The real problem is, a modern economy can't make do without women in the workforce or apartments or credit cards. Genie's out of the bottle.
Sure it can.
It will price in a "halved" labour force....and then all prices that are referenced and based on it that signal to other forces (people often assume these will magically hold when they wont, they will adjust to the social current).
Definition of the modern economy has been co-opted by the (western sense of) left for decades now. Keynesian statism especially (given this is what most appeals sociologically to insular elitists for all kind of self reinforcing and immoral reasons).
When it comes to the individual country, there is no need to march off cliff just because everyone else is.
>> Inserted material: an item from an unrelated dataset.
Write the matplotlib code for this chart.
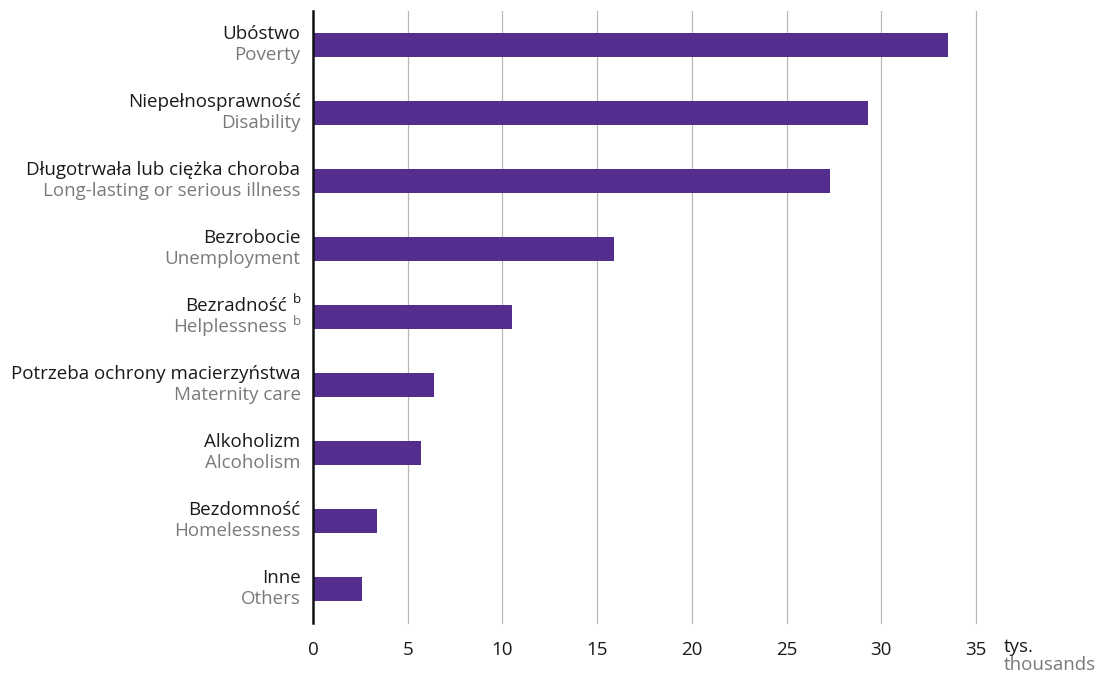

Those countries that can socially engineer their society to more family rearing narrative again will gain a long term advantage over others (its called investment....social investment is literally what makes organised well-founded hierarchies in the small and larger scale for civilisations to grow and prosper to what we have today).
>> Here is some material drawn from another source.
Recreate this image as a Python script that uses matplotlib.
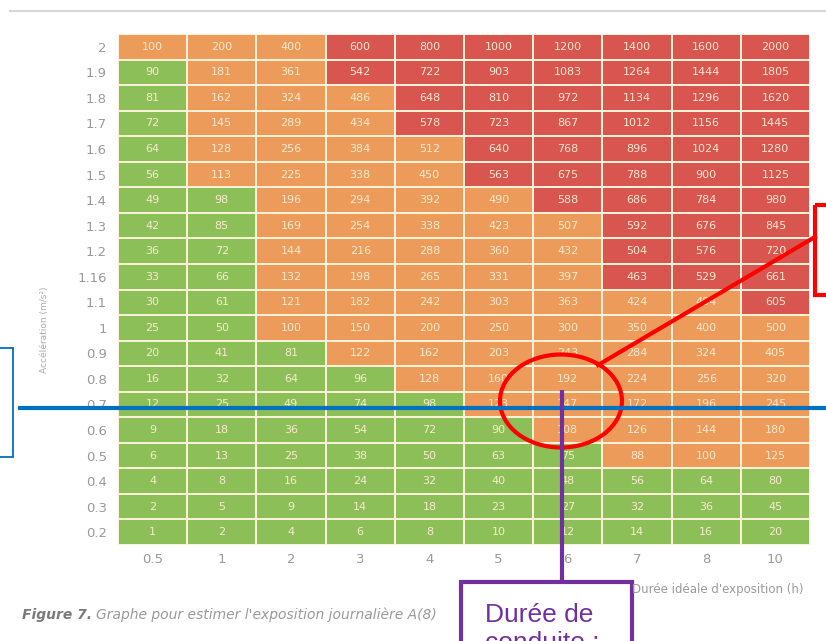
import numpy as np
import matplotlib.pyplot as plt
from matplotlib.colors import ListedColormap
from matplotlib.patches import Ellipse, Rectangle

# Durée d'exposition (h) et accélération (m/s²)
durations = ["0.5", "1", "2", "3", "4", "5", "6", "7", "8", "10"]
accels = ["2", "1.9", "1.8", "1.7", "1.6", "1.5", "1.4", "1.3", "1.2", "1.16",
          "1.1", "1", "0.9", "0.8", "0.7", "0.6", "0.5", "0.4", "0.3", "0.2"]

values = [
    [100, 200, 400, 600, 800, 1000, 1200, 1400, 1600, 2000],
    [90, 181, 361, 542, 722, 903, 1083, 1264, 1444, 1805],
    [81, 162, 324, 486, 648, 810, 972, 1134, 1296, 1620],
    [72, 145, 289, 434, 578, 723, 867, 1012, 1156, 1445],
    [64, 128, 256, 384, 512, 640, 768, 896, 1024, 1280],
    [56, 113, 225, 338, 450, 563, 675, 788, 900, 1125],
    [49, 98, 196, 294, 392, 490, 588, 686, 784, 980],
    [42, 85, 169, 254, 338, 423, 507, 592, 676, 845],
    [36, 72, 144, 216, 288, 360, 432, 504, 576, 720],
    [33, 66, 132, 198, 265, 331, 397, 463, 529, 661],
    [30, 61, 121, 182, 242, 303, 363, 424, 484, 605],
    [25, 50, 100, 150, 200, 250, 300, 350, 400, 500],
    [20, 41, 81, 122, 162, 203, 243, 284, 324, 405],
    [16, 32, 64, 96, 128, 160, 192, 224, 256, 320],
    [12, 25, 49, 74, 98, 123, 147, 172, 196, 245],
    [9, 18, 36, 54, 72, 90, 108, 126, 144, 180],
    [6, 13, 25, 38, 50, 63, 75, 88, 100, 125],
    [4, 8, 16, 24, 32, 40, 48, 56, 64, 80],
    [2, 5, 9, 14, 18, 23, 27, 32, 36, 45],
    [1, 2, 4, 6, 8, 10, 12, 14, 16, 20],
]

# G = vert, O = orange, R = rouge
zones = [
    "OOORRRRRRR", "GOORRRRRRR", "GOOORRRRRR", "GOOORRRRRR", "GOOOORRRRR",
    "GOOOORRRRR", "GGOOOORRRR", "GGOOOOORRR", "GGOOOOORRR", "GGOOOOORRR",
    "GGOOOOOOOR", "GGOOOOOOOO", "GGGOOOOOOO", "GGGGOOOOOO", "GGGGGOOOOO",
    "GGGGGGOOOO", "GGGGGGGOOO", "GGGGGGGGGG", "GGGGGGGGGG", "GGGGGGGGGG",
]

W, H = 826, 641
fig = plt.figure(figsize=(W / 100, H / 100), dpi=100)

# fine ligne grise en haut
fig.add_artist(plt.Line2D([10 / W, 1], [1 - 11 / H, 1 - 11 / H], color="#d8d8d8", lw=1.5))

ax = fig.add_axes([118 / W, 1 - 545 / H, (810 - 118) / W, (545 - 34) / H])
codes = np.array([["GOR".index(c) for c in row] for row in zones])
cmap = ListedColormap(["#8dbf58", "#ec9b5b", "#d9554f"])
ax.pcolormesh(codes, cmap=cmap, vmin=-0.5, vmax=2.5, edgecolors="#fbf1d6", linewidth=1.2)
ax.set_xlim(0, len(durations))
ax.set_ylim(len(accels), 0)

for i, row in enumerate(values):
    for j, v in enumerate(row):
        ax.text(j + 0.5, i + 0.5, str(v), ha="center", va="center",
                color="#f8ead0", fontsize=8)

ax.set_xticks(np.arange(len(durations)) + 0.5, durations)
ax.set_yticks(np.arange(len(accels)) + 0.5, accels)
ax.tick_params(length=0, colors="#9a9a9a", labelsize=9.5)
ax.tick_params(axis="y", pad=8)
ax.tick_params(axis="x", pad=6)
for s in ax.spines.values():
    s.set_visible(False)

fig.text(45 / W, 1 - 330 / H, "Accélération (m/s²)", rotation=90, ha="center", va="center",
         fontsize=6.5, color="#aaaaaa")
fig.text(632 / W, 1 - 590 / H, "Durée idéale d'exposition (h)", ha="left", va="center",
         fontsize=8.5, color="#9a9a9a")

# légende de la figure : partie en gras puis le reste
fig_lbl = fig.text(22 / W, 1 - 615 / H, "Figure 7.", ha="left", va="center", fontsize=10,
                   style="italic", weight="bold", color="#7a7a7a")
fig.canvas.draw()
bb = fig_lbl.get_window_extent()
fig.text((bb.x1 + 4) / W, 1 - 615 / H, "Graphe pour estimer l'exposition journalière A(8)",
         ha="left", va="center", fontsize=10, style="italic", color="#9a9a9a")

# annotations par-dessus
ov = fig.add_axes([0, 0, 1, 1])
ov.set_xlim(0, W)
ov.set_ylim(H, 0)
ov.axis("off")
ov.patch.set_visible(False)

blue = "#0070c0"
red = "#ff0000"
purple = "#7030a0"

ov.plot([18, W], [408, 408], color=blue, lw=3, solid_capstyle="butt")
ov.add_patch(Rectangle((-5, 348), 18, 109, fill=False, ec=blue, lw=1.3))

ov.add_patch(Ellipse((561, 401), 122, 93, fill=False, ec=red, lw=3))
ov.plot([598, 815], [365, 237], color=red, lw=3)
ov.add_patch(Rectangle((815, 205), 40, 90, fill=False, ec=red, lw=3))

ov.plot([562, 562], [390, 582], color=purple, lw=3, solid_capstyle="butt")
ov.add_patch(Rectangle((461, 582), 171, 90, fc="white", ec=purple, lw=3))
ov.text(485, 622, "Durée de", ha="left", va="baseline", fontsize=19,
        family="Liberation Sans", color=purple)
ov.text(485, 650, "conduite :", ha="left", va="baseline", fontsize=19,
        family="Liberation Sans", color=purple)

fig.savefig("out.png", dpi=100)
The whole narrative has to change from the get go back to something more balanced. i.e importance of rearing children and strong family unit first....and the value of doing that (rather than the inversion that has been sold to many women in the developed world that children and families are a burden and that extreme careerhood is feminist liberation etc).
A career only if it can be balanced around that.
Then and only then will you get some idea of market failure interventions (i.e extra incentive pricing mechanisms) needed w.r.t family rearing.
Otherwise you are trying to mop an issue with the tap left on full flow.....as social narratives are upstream and extremely strong force versus economics in the end.
I agree with much of what you are saying though.